CFA Society Singapore
SINGAPORE (Nov 2): OUE Commercial REIT Management, the manager of OUE Commercial REIT (OUE C-REIT) announced that 3Q17 DPU dropped 12.9% to 1.15 cents compared to 1.32 cents in 3Q16.
Group revenue for 3Q17 declined 2.1% to $43.3 million from $44.2 million last year.
This was due to lower retail rental income in the quarter arising from a lower occupancy at One Raffles Place Shopping Mall as the REIT’s manager embarked on rebalancing the tenant and trade mix at the mall.
Property operating expenses also increased 3.9% to $9.20 million compared to $8.86 million the previous year.

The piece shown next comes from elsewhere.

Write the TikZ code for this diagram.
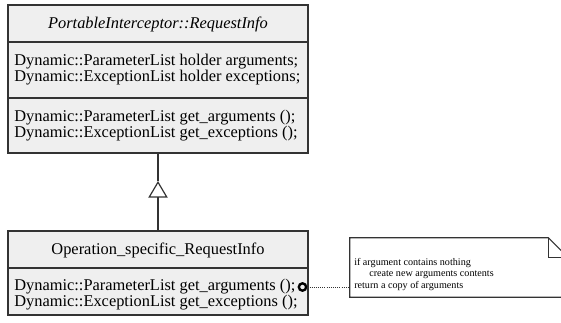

Hence, net property income was 3.5% lower at $34.1 million compared to $35.3 million, due to higher property tax expenses and leasing commission on the back of significant y-o-y improvement in office occupancy.
Meanwhile, other expenses saw a 61% increase to $483,000 from $300,000 last year.
Due to the absence of performance fees and higher income support drawn in the quarter, 3Q17 amount available for distribution was $17.8 million, 3.4% higher from $17.2 million last year.
As at Sept 30, the REIT’s cash and cash equivalents stood at $49.0 million.
Currently, the REIT’s portfolio includes three prime commercial properties located in Singapore and Shanghai – One Raffles Place and OUE Bayfront in Singapore; Lippo Plaza in Shanghai.
Tan Shu Lin, CEO of the manager says, “The Manager will continue its proactive efforts to retain tenants as well as attract new tenants to ensure that occupancy rates of the properties in OUE C-REIT’s portfolio remain robust, as well as focus on active cost management measures to mitigate any impact of lower committed rents on rental income. We will also maintain prudence and discipline in capital management.”
Units in OUE C-REIT closed 72 cents on Thursday.